• Goal: Using the material below, work out how many lines contain the word "standalone". Reply with the number and nothing more.

• Source records:
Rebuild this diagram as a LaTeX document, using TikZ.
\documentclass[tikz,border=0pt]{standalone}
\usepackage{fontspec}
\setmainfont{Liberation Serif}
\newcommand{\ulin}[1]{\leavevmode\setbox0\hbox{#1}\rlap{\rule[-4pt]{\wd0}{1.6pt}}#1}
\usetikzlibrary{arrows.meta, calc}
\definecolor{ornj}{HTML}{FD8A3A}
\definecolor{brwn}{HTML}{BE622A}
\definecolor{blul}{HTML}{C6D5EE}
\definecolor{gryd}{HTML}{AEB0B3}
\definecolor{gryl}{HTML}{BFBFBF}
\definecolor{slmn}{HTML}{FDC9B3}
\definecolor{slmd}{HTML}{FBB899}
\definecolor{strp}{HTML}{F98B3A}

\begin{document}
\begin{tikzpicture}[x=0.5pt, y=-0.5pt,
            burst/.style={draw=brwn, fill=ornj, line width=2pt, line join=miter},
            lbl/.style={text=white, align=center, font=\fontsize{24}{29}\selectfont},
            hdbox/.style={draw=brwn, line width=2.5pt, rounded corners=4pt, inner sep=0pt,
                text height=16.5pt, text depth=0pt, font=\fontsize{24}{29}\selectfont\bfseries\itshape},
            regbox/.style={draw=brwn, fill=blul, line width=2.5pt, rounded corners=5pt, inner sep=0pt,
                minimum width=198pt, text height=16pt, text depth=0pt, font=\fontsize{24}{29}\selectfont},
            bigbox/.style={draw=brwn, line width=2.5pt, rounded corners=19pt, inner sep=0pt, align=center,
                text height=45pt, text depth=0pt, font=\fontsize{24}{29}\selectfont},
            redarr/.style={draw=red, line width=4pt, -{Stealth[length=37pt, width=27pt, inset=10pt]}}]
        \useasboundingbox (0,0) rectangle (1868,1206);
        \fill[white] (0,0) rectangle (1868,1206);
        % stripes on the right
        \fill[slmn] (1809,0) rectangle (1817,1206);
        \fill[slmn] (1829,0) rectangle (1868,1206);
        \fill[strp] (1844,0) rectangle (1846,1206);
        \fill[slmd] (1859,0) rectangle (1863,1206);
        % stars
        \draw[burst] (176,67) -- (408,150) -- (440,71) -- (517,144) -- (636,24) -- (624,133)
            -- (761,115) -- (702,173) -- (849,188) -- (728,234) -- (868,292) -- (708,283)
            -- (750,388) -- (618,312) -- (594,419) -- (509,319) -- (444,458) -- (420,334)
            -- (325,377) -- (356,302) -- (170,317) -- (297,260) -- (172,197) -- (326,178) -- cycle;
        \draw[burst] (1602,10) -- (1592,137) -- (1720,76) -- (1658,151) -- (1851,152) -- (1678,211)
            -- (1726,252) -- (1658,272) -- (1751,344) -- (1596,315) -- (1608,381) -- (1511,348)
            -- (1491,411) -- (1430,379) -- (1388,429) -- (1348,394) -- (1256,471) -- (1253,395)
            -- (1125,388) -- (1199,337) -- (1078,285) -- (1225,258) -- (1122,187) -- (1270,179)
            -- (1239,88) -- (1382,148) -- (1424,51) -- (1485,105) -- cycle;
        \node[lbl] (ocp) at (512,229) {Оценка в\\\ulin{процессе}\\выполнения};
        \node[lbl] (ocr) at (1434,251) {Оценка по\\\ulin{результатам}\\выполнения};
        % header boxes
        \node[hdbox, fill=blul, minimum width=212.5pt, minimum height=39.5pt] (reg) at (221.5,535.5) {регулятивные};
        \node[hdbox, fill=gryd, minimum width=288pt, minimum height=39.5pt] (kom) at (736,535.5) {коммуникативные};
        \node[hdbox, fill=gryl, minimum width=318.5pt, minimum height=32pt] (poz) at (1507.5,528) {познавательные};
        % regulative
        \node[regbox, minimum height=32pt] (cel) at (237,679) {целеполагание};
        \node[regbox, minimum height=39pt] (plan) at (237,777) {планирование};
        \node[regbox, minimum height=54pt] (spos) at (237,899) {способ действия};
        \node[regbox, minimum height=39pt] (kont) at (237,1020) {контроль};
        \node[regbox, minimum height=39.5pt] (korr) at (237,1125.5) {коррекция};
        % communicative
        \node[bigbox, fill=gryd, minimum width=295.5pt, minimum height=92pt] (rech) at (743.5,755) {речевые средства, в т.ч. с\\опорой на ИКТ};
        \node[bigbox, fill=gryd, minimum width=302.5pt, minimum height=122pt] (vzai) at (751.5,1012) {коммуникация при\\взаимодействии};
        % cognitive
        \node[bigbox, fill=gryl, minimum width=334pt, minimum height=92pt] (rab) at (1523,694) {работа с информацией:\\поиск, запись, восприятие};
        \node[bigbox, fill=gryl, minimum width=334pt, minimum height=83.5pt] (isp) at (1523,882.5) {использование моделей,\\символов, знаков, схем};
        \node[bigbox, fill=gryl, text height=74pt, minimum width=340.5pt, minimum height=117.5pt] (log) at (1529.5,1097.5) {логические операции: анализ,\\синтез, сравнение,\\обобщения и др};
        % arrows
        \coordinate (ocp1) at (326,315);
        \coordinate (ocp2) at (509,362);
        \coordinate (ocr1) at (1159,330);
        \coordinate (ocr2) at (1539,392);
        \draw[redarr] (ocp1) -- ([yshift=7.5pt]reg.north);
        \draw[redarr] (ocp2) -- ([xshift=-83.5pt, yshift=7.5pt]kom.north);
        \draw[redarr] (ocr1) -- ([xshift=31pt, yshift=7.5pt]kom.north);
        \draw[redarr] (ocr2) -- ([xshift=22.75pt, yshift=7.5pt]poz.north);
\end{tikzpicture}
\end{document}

---

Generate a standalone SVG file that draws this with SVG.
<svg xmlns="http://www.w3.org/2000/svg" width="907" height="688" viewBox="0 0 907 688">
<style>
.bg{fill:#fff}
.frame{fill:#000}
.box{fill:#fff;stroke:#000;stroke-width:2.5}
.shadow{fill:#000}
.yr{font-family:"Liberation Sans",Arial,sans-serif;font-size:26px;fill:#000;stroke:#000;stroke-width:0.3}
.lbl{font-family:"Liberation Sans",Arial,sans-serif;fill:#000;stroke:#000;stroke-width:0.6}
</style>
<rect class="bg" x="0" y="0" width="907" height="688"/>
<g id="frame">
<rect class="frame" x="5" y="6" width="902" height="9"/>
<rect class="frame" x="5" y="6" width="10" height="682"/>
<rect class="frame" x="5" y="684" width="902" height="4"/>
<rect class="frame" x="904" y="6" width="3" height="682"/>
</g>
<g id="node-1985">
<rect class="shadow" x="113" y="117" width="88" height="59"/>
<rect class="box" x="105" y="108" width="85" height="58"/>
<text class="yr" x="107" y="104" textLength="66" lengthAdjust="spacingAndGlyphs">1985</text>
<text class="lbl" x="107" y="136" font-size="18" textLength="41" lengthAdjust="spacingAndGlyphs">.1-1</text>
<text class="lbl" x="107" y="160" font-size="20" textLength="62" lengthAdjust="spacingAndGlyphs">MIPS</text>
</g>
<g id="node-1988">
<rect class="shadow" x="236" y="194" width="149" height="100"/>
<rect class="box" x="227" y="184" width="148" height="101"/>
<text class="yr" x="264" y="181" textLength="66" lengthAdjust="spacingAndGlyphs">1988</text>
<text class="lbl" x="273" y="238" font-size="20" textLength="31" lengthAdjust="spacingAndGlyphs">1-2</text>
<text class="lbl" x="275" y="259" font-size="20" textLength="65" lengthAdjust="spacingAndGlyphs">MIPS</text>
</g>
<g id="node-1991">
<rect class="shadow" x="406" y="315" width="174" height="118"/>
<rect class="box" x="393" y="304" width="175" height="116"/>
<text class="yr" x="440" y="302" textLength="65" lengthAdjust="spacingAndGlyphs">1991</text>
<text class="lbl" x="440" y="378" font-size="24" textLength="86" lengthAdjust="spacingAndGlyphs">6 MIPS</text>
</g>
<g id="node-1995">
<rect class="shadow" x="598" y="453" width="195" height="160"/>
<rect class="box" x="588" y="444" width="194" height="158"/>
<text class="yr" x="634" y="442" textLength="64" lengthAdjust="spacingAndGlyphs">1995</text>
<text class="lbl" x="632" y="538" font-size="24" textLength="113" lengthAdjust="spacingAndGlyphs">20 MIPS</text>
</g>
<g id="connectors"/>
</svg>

• Output for this task: 2